**DATA EXCERPT:**
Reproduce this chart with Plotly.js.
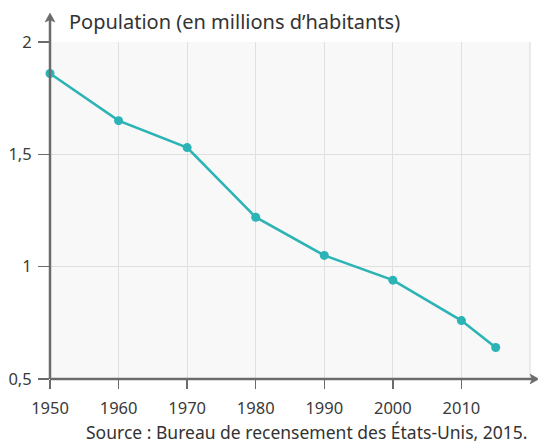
<!DOCTYPE html>
<html><head><meta charset="utf-8">
<script src="https://cdn.plot.ly/plotly-3.0.1.min.js"></script>
<style>html,body{margin:0;padding:0;background:#fff;}#chart{width:538px;height:444px;}</style>
</head><body><div id="chart"></div>
<script>
var years = [1950, 1960, 1970, 1980, 1990, 2000, 2010, 2015];
var population = [1.86, 1.65, 1.53, 1.22, 1.05, 0.94, 0.76, 0.64];
var xTicks = [1950, 1960, 1970, 1980, 1990, 2000, 2010];
var yTicks = [0.5, 1, 1.5, 2];
var yTickText = ['0,5', '1', '1,5', '2'];
var axisTitle = 'Population (en millions d’habitants)';
var sourceText = 'Source : Bureau de recensement des États-Unis, 2015.';

var FONT = 'Noto Sans, sans-serif';
var W = 480, H = 337; // plot area px
var axisCol = '#6b6b6b';
function px(dx){return dx / W;}
function py(dy){return dy / H;}

var trace = {
  x: years, y: population, mode: 'lines+markers', type: 'scatter',
  line: {color: '#2bb3b5', width: 2.6},
  marker: {color: '#2bb3b5', size: 9},
  cliponaxis: false, hoverinfo: 'skip'
};

var layout = {
  width: 538, height: 444,
  margin: {l: 50, r: 8, t: 42, b: 65},
  paper_bgcolor: '#ffffff', plot_bgcolor: '#f8f8f8',
  separators: ', ',
  showlegend: false,
  font: {family: FONT, color: '#3a3a3a', size: 16},
  xaxis: {
    range: [1950, 2020], tickvals: xTicks, ticks: 'outside', ticklen: 9, tickwidth: 1.5, tickcolor: axisCol,
    ticklabelstandoff: 5,
    showgrid: true, gridcolor: '#e0e0e0', gridwidth: 1.2, zeroline: false, showline: false,
    tickfont: {family: FONT, size: 16.5, color: '#3a3a3a'}, fixedrange: true
  },
  yaxis: {
    range: [0.5, 2], tickvals: yTicks, ticktext: yTickText, ticks: 'outside', ticklen: 11, tickwidth: 1.5, tickcolor: axisCol,
    ticklabelstandoff: 3,
    showgrid: true, gridcolor: '#e0e0e0', gridwidth: 1.2, zeroline: false, showline: false,
    tickfont: {family: FONT, size: 16.5, color: '#3a3a3a'}, fixedrange: true
  },
  shapes: [
    {type: 'line', xref: 'paper', yref: 'paper', x0: 1, x1: 1, y0: 0, y1: 1, line: {color: '#e0e0e0', width: 1.2}, layer: 'below'},
    {type: 'line', xref: 'paper', yref: 'paper', x0: 0, x1: 0, y0: 0, y1: 1 + py(29 - 6), line: {color: axisCol, width: 2.5}},
    {type: 'path', xref: 'paper', yref: 'paper', path:
      'M ' + px(-5) + ' ' + (1 + py(20)) + ' L 0 ' + (1 + py(29)) + ' L ' + px(5) + ' ' + (1 + py(20)) + ' L 0 ' + (1 + py(22)) + ' Z',
      fillcolor: axisCol, line: {color: axisCol, width: 0.5}},
    {type: 'line', xref: 'paper', yref: 'paper', x0: 0, x1: 1 + px(4), y0: 0, y1: 0, line: {color: axisCol, width: 2.5}},
    {type: 'path', xref: 'paper', yref: 'paper', path:
      'M ' + (1 + px(0)) + ' ' + py(5) + ' L ' + (1 + px(9)) + ' 0 L ' + (1 + px(0)) + ' ' + py(-5) + ' L ' + (1 + px(2)) + ' 0 Z',
      fillcolor: axisCol, line: {color: axisCol, width: 0.5}}
  ],
  annotations: [
    {text: axisTitle, xref: 'paper', yref: 'paper', x: px(17), y: 1 + py(20), xanchor: 'left', yanchor: 'middle',
      showarrow: false, font: {family: FONT, size: 20, color: '#333'}},
    {text: sourceText, xref: 'paper', yref: 'paper', x: 1 + px(0), y: -py(53), xanchor: 'right', yanchor: 'middle',
      showarrow: false, font: {family: FONT, size: 17.5, color: '#333'}}
  ]
};

Plotly.newPlot('chart', [trace], layout, {staticPlot: true, displayModeBar: false});
</script>
</body></html>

**WHAT TO DO:** Pictures are excluded; output everything else in the data verbatim.

**WRITTEN SOLUTION:**
Reproduce this chart with Plotly.js.
<!DOCTYPE html>
<html><head><meta charset="utf-8">
<script src="https://cdn.plot.ly/plotly-3.0.1.min.js"></script>
<style>html,body{margin:0;padding:0;background:#fff;}#chart{width:538px;height:444px;}</style>
</head><body><div id="chart"></div>
<script>
var years = [1950, 1960, 1970, 1980, 1990, 2000, 2010, 2015];
var population = [1.86, 1.65, 1.53, 1.22, 1.05, 0.94, 0.76, 0.64];
var xTicks = [1950, 1960, 1970, 1980, 1990, 2000, 2010];
var yTicks = [0.5, 1, 1.5, 2];
var yTickText = ['0,5', '1', '1,5', '2'];
var axisTitle = 'Population (en millions d’habitants)';
var sourceText = 'Source : Bureau de recensement des États-Unis, 2015.';

var FONT = 'Noto Sans, sans-serif';
var W = 480, H = 337; // plot area px
var axisCol = '#6b6b6b';
function px(dx){return dx / W;}
function py(dy){return dy / H;}

var trace = {
  x: years, y: population, mode: 'lines+markers', type: 'scatter',
  line: {color: '#2bb3b5', width: 2.6},
  marker: {color: '#2bb3b5', size: 9},
  cliponaxis: false, hoverinfo: 'skip'
};

var layout = {
  width: 538, height: 444,
  margin: {l: 50, r: 8, t: 42, b: 65},
  paper_bgcolor: '#ffffff', plot_bgcolor: '#f8f8f8',
  separators: ', ',
  showlegend: false,
  font: {family: FONT, color: '#3a3a3a', size: 16},
  xaxis: {
    range: [1950, 2020], tickvals: xTicks, ticks: 'outside', ticklen: 9, tickwidth: 1.5, tickcolor: axisCol,
    ticklabelstandoff: 5,
    showgrid: true, gridcolor: '#e0e0e0', gridwidth: 1.2, zeroline: false, showline: false,
    tickfont: {family: FONT, size: 16.5, color: '#3a3a3a'}, fixedrange: true
  },
  yaxis: {
    range: [0.5, 2], tickvals: yTicks, ticktext: yTickText, ticks: 'outside', ticklen: 11, tickwidth: 1.5, tickcolor: axisCol,
    ticklabelstandoff: 3,
    showgrid: true, gridcolor: '#e0e0e0', gridwidth: 1.2, zeroline: false, showline: false,
    tickfont: {family: FONT, size: 16.5, color: '#3a3a3a'}, fixedrange: true
  },
  shapes: [
    {type: 'line', xref: 'paper', yref: 'paper', x0: 1, x1: 1, y0: 0, y1: 1, line: {color: '#e0e0e0', width: 1.2}, layer: 'below'},
    {type: 'line', xref: 'paper', yref: 'paper', x0: 0, x1: 0, y0: 0, y1: 1 + py(29 - 6), line: {color: axisCol, width: 2.5}},
    {type: 'path', xref: 'paper', yref: 'paper', path:
      'M ' + px(-5) + ' ' + (1 + py(20)) + ' L 0 ' + (1 + py(29)) + ' L ' + px(5) + ' ' + (1 + py(20)) + ' L 0 ' + (1 + py(22)) + ' Z',
      fillcolor: axisCol, line: {color: axisCol, width: 0.5}},
    {type: 'line', xref: 'paper', yref: 'paper', x0: 0, x1: 1 + px(4), y0: 0, y1: 0, line: {color: axisCol, width: 2.5}},
    {type: 'path', xref: 'paper', yref: 'paper', path:
      'M ' + (1 + px(0)) + ' ' + py(5) + ' L ' + (1 + px(9)) + ' 0 L ' + (1 + px(0)) + ' ' + py(-5) + ' L ' + (1 + px(2)) + ' 0 Z',
      fillcolor: axisCol, line: {color: axisCol, width: 0.5}}
  ],
  annotations: [
    {text: axisTitle, xref: 'paper', yref: 'paper', x: px(17), y: 1 + py(20), xanchor: 'left', yanchor: 'middle',
      showarrow: false, font: {family: FONT, size: 20, color: '#333'}},
    {text: sourceText, xref: 'paper', yref: 'paper', x: 1 + px(0), y: -py(53), xanchor: 'right', yanchor: 'middle',
      showarrow: false, font: {family: FONT, size: 17.5, color: '#333'}}
  ]
};

Plotly.newPlot('chart', [trace], layout, {staticPlot: true, displayModeBar: false});
</script>
</body></html>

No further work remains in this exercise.